Russia team coach Dick Advocaat, left, and President of Russian football federation Sergei Fursenko, right, lay a wreath of roses at a plaque at the presidential palace in Warsaw Sunday, June 10, 2012 to honor the Polish president Lech Kaczynski and dozens of officials who were killed two years ago in a plane crash in thick fog near Smolensk, Russia. The symbolic gesture came amid ongoing tensions between Poland and Russia based on a difficult history of war and occupation as well as new distrust that has emerged in the aftermath of the crash. Poland is playing Russia in a Euro 2012 Group A match scheduled for Tuesday, June 12. (AP Photo/Sergey Ponomarev)
June 10, 2012 - 9:16 AM

WARSAW, Poland - The head of the Russian football federation placed a wreath in Warsaw on Sunday to honour the Polish president and 95 others killed in a 2010 plane crash in Russia.

The symbolic gesture came amid ongoing tensions between Poland and Russia based on a difficult history of war and occupation as well as new distrust that has emerged in the aftermath of the crash. The countries play each other in the European Championship on Tuesday.

Sergei Fursenko placed a wreath of pale pink roses, crossed himself and bowed his head solemnly before a plaque at the presidential palace in the Polish capital. He was joined by Russia coach Dick Advocaat, who is Dutch.

Nearby, about 100 Poles were holding their own ceremony honouring President Lech Kaczynski and dozens of officials who were killed two years ago in a plane crash in thick fog near Smolensk, Russia. They hold such commemorations on the 10th of each month because the crash occurred on April 10.

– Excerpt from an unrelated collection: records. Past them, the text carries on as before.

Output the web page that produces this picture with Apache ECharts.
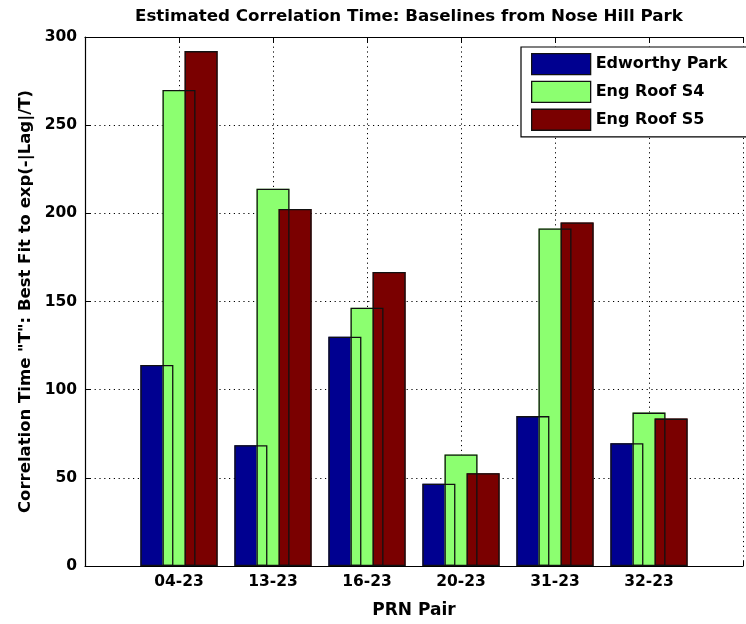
<!DOCTYPE html>
<html>
<head>
<meta charset="utf-8">
<script src="https://cdn.jsdelivr.net/npm/echarts@6/dist/echarts.min.js"></script>
<style>html,body{margin:0;padding:0;background:#fff;}#c{width:746px;height:624px;}</style>
</head>
<body>
<div id="c"></div>
<script>
const categories = ['04-23', '13-23', '16-23', '20-23', '31-23', '32-23'];
const seriesNames = ['Edworthy Park', 'Eng Roof S4', 'Eng Roof S5'];
const edworthy = [114, 68.5, 130, 46.7, 85, 69.6];
const engRoofS4 = [270, 214, 146.5, 63.3, 191.4, 87];
const engRoofS5 = [292, 202.5, 166.8, 52.6, 194.8, 83.6];
const yTicks = [0, 50, 100, 150, 200, 250, 300];

const seriesValues = [edworthy, engRoofS4, engRoofS5];
const colors = ['#000090', '#8CFF70', '#7A0000'];
const FONT = 'DejaVu Sans';
const axisCats = [''].concat(categories, ['']);
const pad = v => [null].concat(v, [null]);

const chart = echarts.init(document.getElementById('c'), null, {renderer: 'canvas'});
const fillSeries = seriesNames.map((n, i) => ({
  name: n, type: 'bar', xAxisIndex: 0, yAxisIndex: 0,
  data: pad(seriesValues[i]), barWidth: 33, barGap: '-33%',
  itemStyle: {color: colors[i], borderWidth: 0}, silent: true, z: 2
}));
const edgeSeries = seriesNames.map((n, i) => ({
  name: n + ' edge', type: 'bar', xAxisIndex: 1, yAxisIndex: 0,
  data: pad(seriesValues[i]), barWidth: 33, barGap: '-33%',
  itemStyle: {color: 'rgba(0,0,0,0)', borderColor: '#111', borderWidth: 1.3}, silent: true, z: 3
}));

chart.setOption({
  animation: false,
  backgroundColor: '#fff',
  title: {
    text: 'Estimated Correlation Time: Baselines from Nose Hill Park',
    left: 130, top: 3,
    textStyle: {fontFamily: FONT, fontWeight: 'bold', fontSize: 16.7, color: '#000'}
  },
  legend: {
    data: seriesNames.map(n => ({name: n, itemStyle: {borderColor: '#111', borderWidth: 1.3}})),
    orient: 'vertical', left: 521, top: 47,
    padding: [6, 40, 6, 10],
    itemWidth: 59, itemHeight: 21, itemGap: 5.5,
    icon: 'rect',
    backgroundColor: '#fff', borderColor: '#000', borderWidth: 1.2, borderRadius: 0,
    textStyle: {fontFamily: FONT, fontWeight: 'bold', fontSize: 16, lineHeight: 21, color: '#000', padding: [0, 0, 0, 0]},
    z: 10
  },
  grid: {left: 85, top: 37, right: -11, bottom: 58, containLabel: false},
  xAxis: [{
    type: 'category', data: axisCats, boundaryGap: false, position: 'bottom',
    name: 'PRN Pair', nameLocation: 'middle', nameGap: 36,
    nameTextStyle: {fontFamily: FONT, fontWeight: 'bold', fontSize: 17, color: '#000'},
    axisLine: {show: true, lineStyle: {color: '#000', width: 1.2}},
    axisTick: {show: true, inside: true, length: 5, lineStyle: {color: '#000'}},
    axisLabel: {fontFamily: FONT, fontWeight: 'bold', fontSize: 15.5, color: '#000', margin: 8, interval: 0},
    splitLine: {show: true, interval: 0, lineStyle: {color: '#000', type: [1.2, 3.6], width: 1}}
  }, {
    type: 'category', data: axisCats, boundaryGap: false, position: 'top',
    axisLine: {show: true, onZero: false, lineStyle: {color: '#000', width: 1.2}},
    axisTick: {show: true, inside: true, length: 5, lineStyle: {color: '#000'}},
    axisLabel: {show: false}, splitLine: {show: false}
  }],
  yAxis: {
    type: 'value', min: yTicks[0], max: yTicks[yTicks.length - 1], interval: 50,
    name: 'Correlation Time "T": Best Fit to exp(-|Lag|/T)',
    nameLocation: 'middle', nameGap: 51,
    nameTextStyle: {fontFamily: FONT, fontWeight: 'bold', fontSize: 16.5, color: '#000'},
    axisLine: {show: true, lineStyle: {color: '#000', width: 1.2}},
    axisTick: {show: true, inside: true, length: 5, lineStyle: {color: '#000'}},
    axisLabel: {fontFamily: FONT, fontWeight: 'bold', fontSize: 15.5, color: '#000', margin: 8},
    splitLine: {show: true, lineStyle: {color: '#000', type: [1.2, 3.6], width: 1}}
  },
  series: fillSeries.concat(edgeSeries)
});
</script>
</body>
</html>
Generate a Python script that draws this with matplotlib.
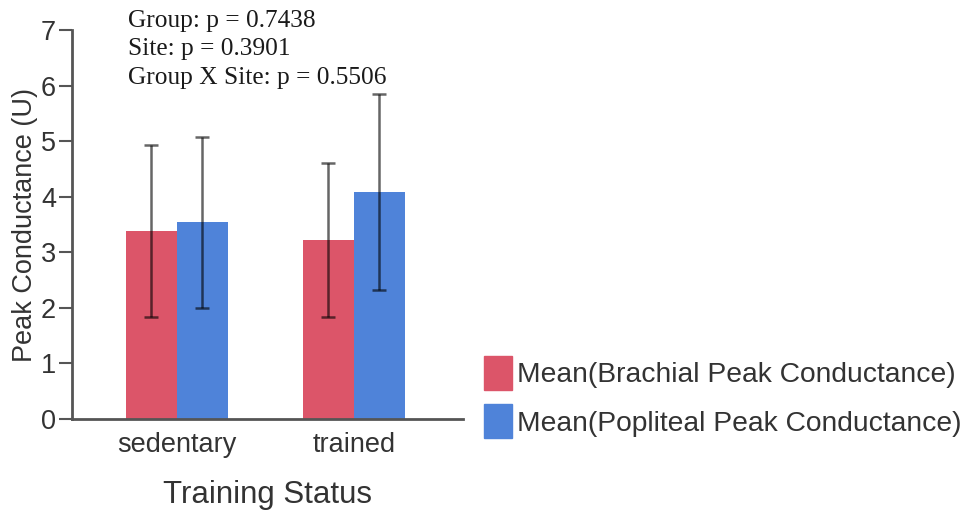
import matplotlib
matplotlib.use("Agg")
import matplotlib.pyplot as plt
import numpy as np
from matplotlib.patches import Patch

# Data
categories = ["sedentary", "trained"]
series_names = ["Mean(Brachial Peak Conductance)", "Mean(Popliteal Peak Conductance)"]
brachial_mean = [3.38, 3.22]
brachial_sd = [1.55, 1.39]
popliteal_mean = [3.54, 4.09]
popliteal_sd = [1.54, 1.76]
y_ticks = [0, 1, 2, 3, 4, 5, 6, 7]
stats_lines = ["Group: p = 0.7438", "Site: p = 0.3901", "Group X Site: p = 0.5506"]

red = "#DC5569"
blue = "#4F83D9"
axis_gray = "#555555"
text_gray = "#333333"

W, H = 971, 512
fig = plt.figure(figsize=(W / 100, H / 100), dpi=100)
ax = fig.add_axes([72 / W, 1 - 419 / H, (463 - 72) / W, (419 - 30) / H])

x = np.arange(len(categories))
bw = 0.288
err_kw = dict(ecolor="black", elinewidth=1.8, capsize=5, capthick=1.8, alpha=0.6)
ax.bar(x - bw / 2, brachial_mean, bw, color=red, zorder=2)
ax.bar(x + bw / 2, popliteal_mean, bw, color=blue, zorder=2)
ax.errorbar(x - bw / 2, brachial_mean, yerr=brachial_sd, fmt="none", zorder=3, **err_kw)
ax.errorbar(x + bw / 2, popliteal_mean, yerr=popliteal_sd, fmt="none", zorder=3, **err_kw)

ax.set_xlim(-0.593, 1.616)
ax.set_ylim(0, 7)
ax.set_yticks(y_ticks)
ax.set_xticks(x)
ax.set_xticklabels(categories)
for s in ["top", "right"]:
    ax.spines[s].set_visible(False)
for s in ["left", "bottom"]:
    ax.spines[s].set_color(axis_gray)
    ax.spines[s].set_linewidth(2)
ax.tick_params(axis="y", length=9.5, width=1.5, color=axis_gray, labelsize=19.5,
               labelcolor=text_gray, pad=2)
ax.tick_params(axis="x", length=0, labelsize=19.5, labelcolor=text_gray, pad=9)
for lbl in ax.get_xticklabels() + ax.get_yticklabels():
    lbl.set_fontfamily("Liberation Sans")

ax.set_xlabel("Training Status", fontsize=22.5, color=text_gray,
              family="Liberation Sans", labelpad=16)
ax.set_ylabel("Peak Conductance (U)", fontsize=19.5, color=text_gray,
              family="Liberation Sans", labelpad=2)

# ANOVA results
for i, line in enumerate(stats_lines):
    fig.text(128 / W, 1 - (21 + 28.5 * i) / H, line, fontsize=18.3,
             family="Liberation Serif", color="#1a1a1a", va="center", ha="left")

handles = [Patch(color=red), Patch(color=blue)]
fig.legend(handles, series_names, loc="center left",
           bbox_to_anchor=(470 / W, 1 - 397 / H), frameon=False,
           prop={"family": "Liberation Sans", "size": 20.3},
           handlelength=1.0, handleheight=1.5, handletextpad=0.15,
           labelspacing=0.5, borderpad=0, labelcolor=text_gray)

fig.savefig("out.png", dpi=100)
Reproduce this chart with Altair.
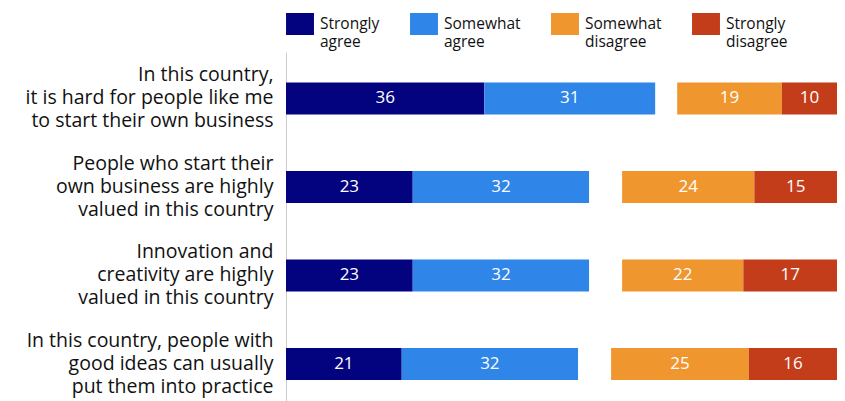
import altair as alt
import pandas as pd

categories = [
    "In this country,\nit is hard for people like me\nto start their own business",
    "People who start their\nown business are highly\nvalued in this country",
    "Innovation and\ncreativity are highly\nvalued in this country",
    "In this country, people with\ngood ideas can usually\nput them into practice",
]
strongly_agree = [36, 23, 23, 21]
somewhat_agree = [31, 32, 32, 32]
somewhat_disagree = [19, 24, 22, 25]
strongly_disagree = [10, 15, 17, 16]

series = ["Strongly agree", "Somewhat agree", "Somewhat disagree", "Strongly disagree"]
colors = ["#03037f", "#2f86e8", "#f0962e", "#c43d1b"]

rows = []
for i, cat in enumerate(categories):
    sa, wa, wd, sd = strongly_agree[i], somewhat_agree[i], somewhat_disagree[i], strongly_disagree[i]
    dstart = 100 - (wd + sd)
    segs = [
        (series[0], 0, sa, sa),
        (series[1], sa, sa + wa, wa),
        (series[2], dstart, dstart + wd, wd),
        (series[3], dstart + wd, 100, sd),
    ]
    for name, a, b, v in segs:
        rows.append({"cat": cat, "series": name, "x0": a, "x1": b, "mid": (a + b) / 2, "value": v})
df = pd.DataFrame(rows)

FONT = "Open Sans"

y_enc = alt.Y(
    "cat:N",
    sort=categories,
    scale=alt.Scale(paddingInner=0.638, paddingOuter=0.2907, align=0.592),
    axis=alt.Axis(
        title=None,
        ticks=False,
        domainColor="#cccccc",
        domainWidth=1,
        labelExpr="split(datum.label, '\\n')",
        labelFont=FONT,
        labelFontSize=19.5,
        labelLineHeight=23,
        labelColor="#111111",
        labelAlign="right",
        labelBaseline="middle",
        labelOffset=-23,
        labelPadding=13,
        labelLimit=400,
    ),
)
x_scale = alt.Scale(domain=[0, 100], nice=False, zero=False)

bars = alt.Chart(df).mark_bar(cornerRadius=0).encode(
    x=alt.X("x0:Q", scale=x_scale, axis=None),
    x2="x1:Q",
    y=y_enc,
    color=alt.Color(
        "series:N",
        scale=alt.Scale(domain=series, range=colors),
        sort=series,
        legend=alt.Legend(
            title=None,
            orient="none",
            legendX=3,
            legendY=-39,
            direction="horizontal",
            padding=0,
            columnPadding=30,
            symbolType="M-1.27,-1H1.27V1H-1.27Z",
            symbolSize=484,
            symbolStrokeWidth=0,
            symbolOpacity=1,
            labelExpr="split(datum.label, ' ')",
            labelFont=FONT,
            labelFontSize=15.5,
            labelColor="#111111",
            labelBaseline="middle",
            labelOffset=9,
            labelLimit=200,
        ),
    ),
)

labels = alt.Chart(df).mark_text(
    font=FONT, fontSize=17, color="white", align="center", baseline="middle"
).encode(
    x=alt.X("mid:Q", scale=x_scale),
    y=alt.Y("cat:N", sort=categories),
    text="value:Q",
)

chart = (
    alt.layer(bars, labels)
    .properties(
        width=551,
        height=349,
        autosize=alt.AutoSizeParams(type="none"),
        padding={"left": 278, "top": 44, "right": 0, "bottom": 0},
    )
    .configure_view(stroke=None)
)

chart.save("out.html", embed_options={"renderer": "svg", "actions": False})
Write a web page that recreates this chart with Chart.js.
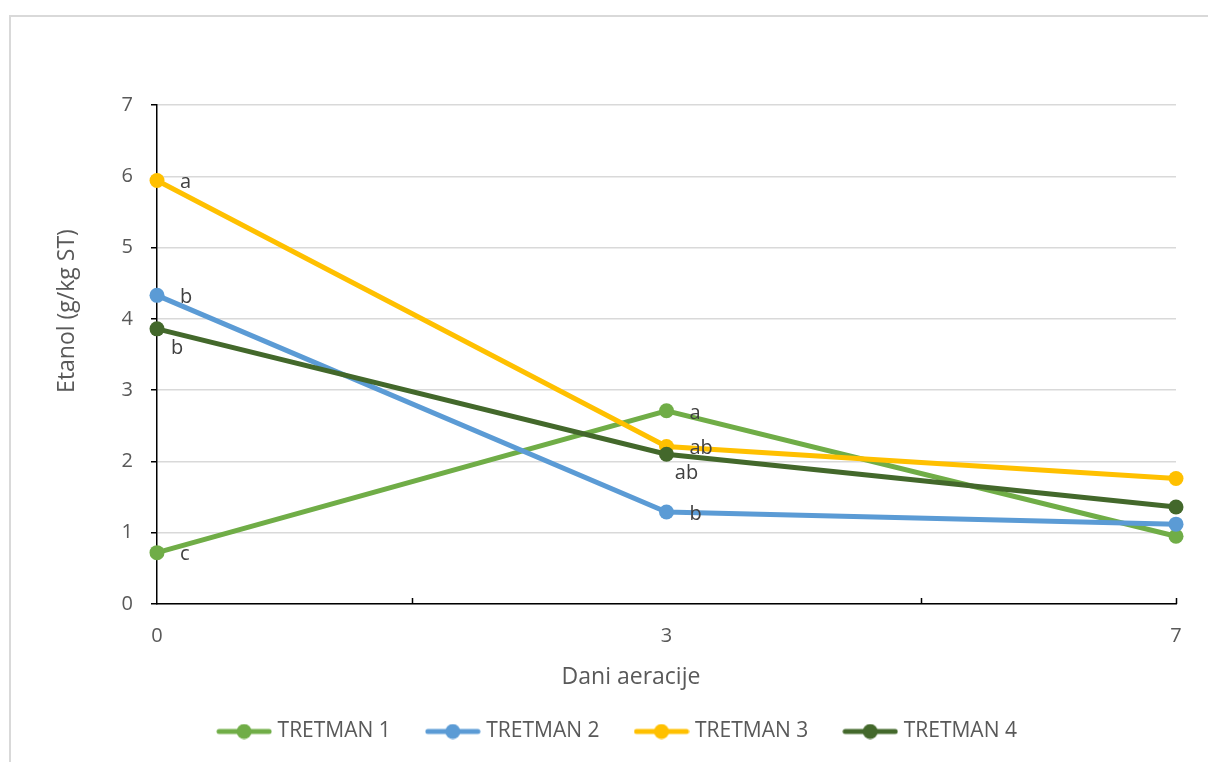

Polish authorities were worried that tensions could arise Sunday because the Russian football squad is staying in a hotel next to the spot where the monthly observances take place, ahead of the team's final two Euro 2012 group games in Warsaw.

Fursenko was surrounded by aides and reporters and had no contact with the Poles, who were praying at a spot a few meters away.

Though a Polish investigation determined that the crash was an accident caused by pilot error and other factors, some Poles hold to conspiracy theories claiming the Russians intentionally brought down the plane carrying Kaczynski, a former anti-communist dissident who always remained critical of Russia.

Many Poles find the conspiracy theories ridiculous, yet most are still unhappy at the way the Russians have handled the investigation and aftermath of the crash. Some of the autopsies that Russians carried out contained mistakes, and many Poles are upset that Russian authorities still have not allowed the plane wreckage to be handed over to Poland.